The documentation says:

text (str, List[str], List[List[str]], optional) — The sequence or batch of sequences to be encoded. Each sequence can be a string or a list of strings (pretokenized string). If the sequences are provided as list of strings (pretokenized), you must set is_split_into_words=True (to lift the ambiguity with a batch of sequences).

text_target (str, List[str], List[List[str]], optional) — The sequence or batch of sequences to be encoded as target texts. Each sequence can be a string or a list of strings (pretokenized string). If the sequences are provided as list of strings (pretokenized), you must set is_split_into_words=True (to lift the ambiguity with a batch of sequences).

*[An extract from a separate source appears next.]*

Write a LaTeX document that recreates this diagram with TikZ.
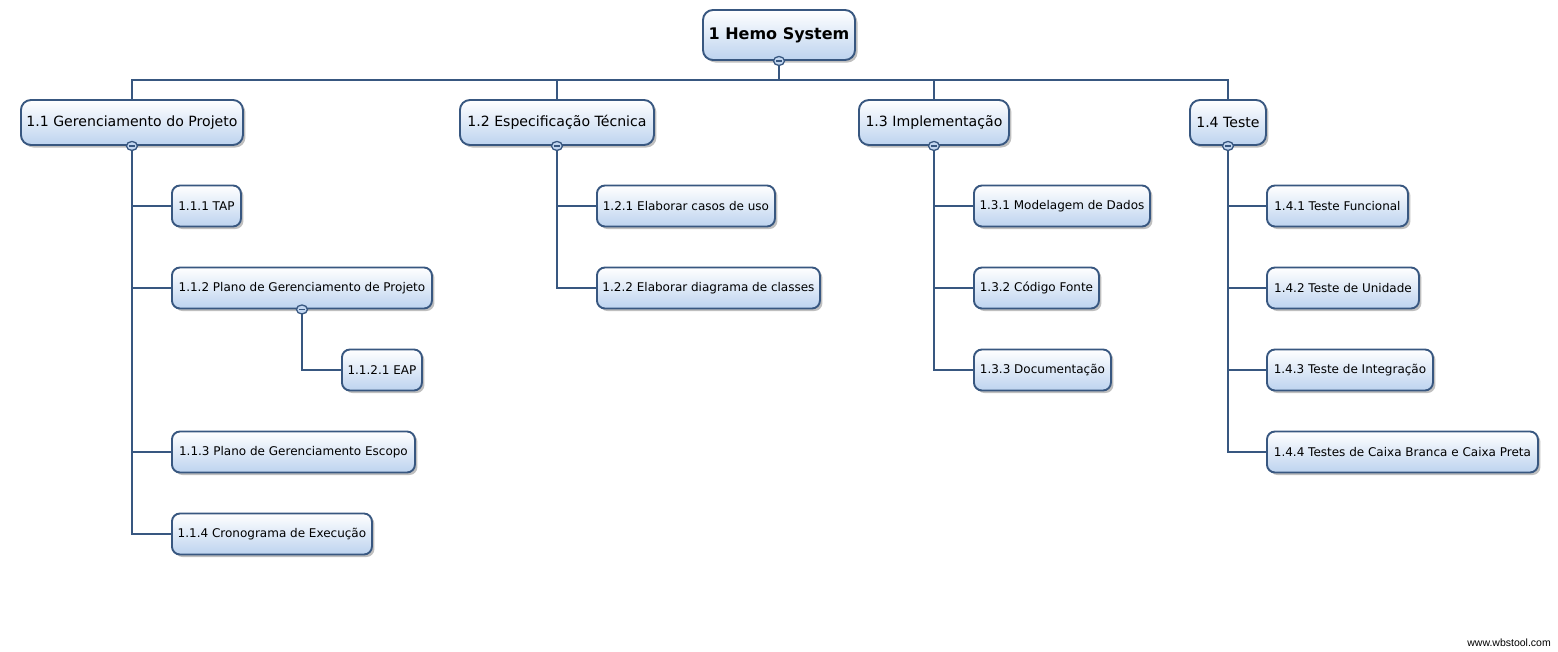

I do not understand the difference b/w the two from the descriptions above

1

There are 1 best solutions below

0
On

The BertTokenizer from Hugging Face's Transformers library takes two arguments, text and text_target, which serve different purposes in various NLP tasks.

The text argument is used for the input sequence that needs to be encoded, and its format can be a single string, a list of strings, or a list of lists of strings (for pretokenized inputs). For example, in tasks like question-answering, the text would be the question, while in translation, it would be the sentence in the source language.

On the other hand, the text_target argument is used for the target sequence that serves as a label or the desired output for a given input sequence. Its format can also be a single string, a list of strings, or a list of lists of strings. Back to the examples of tasks above, in question-answering, the text_target would be the answer to the question, while in translation, it would be the sentence in the target language.

The main difference between the two arguments lies in their intended use. In tasks without paired sequences, such as simple text classification, only the text argument is used. However, in tasks involving paired sequences, like question-answering or translation, both text and text_target are used to encode the input and desired output sequences. The model then learns the relationship between the two sequences.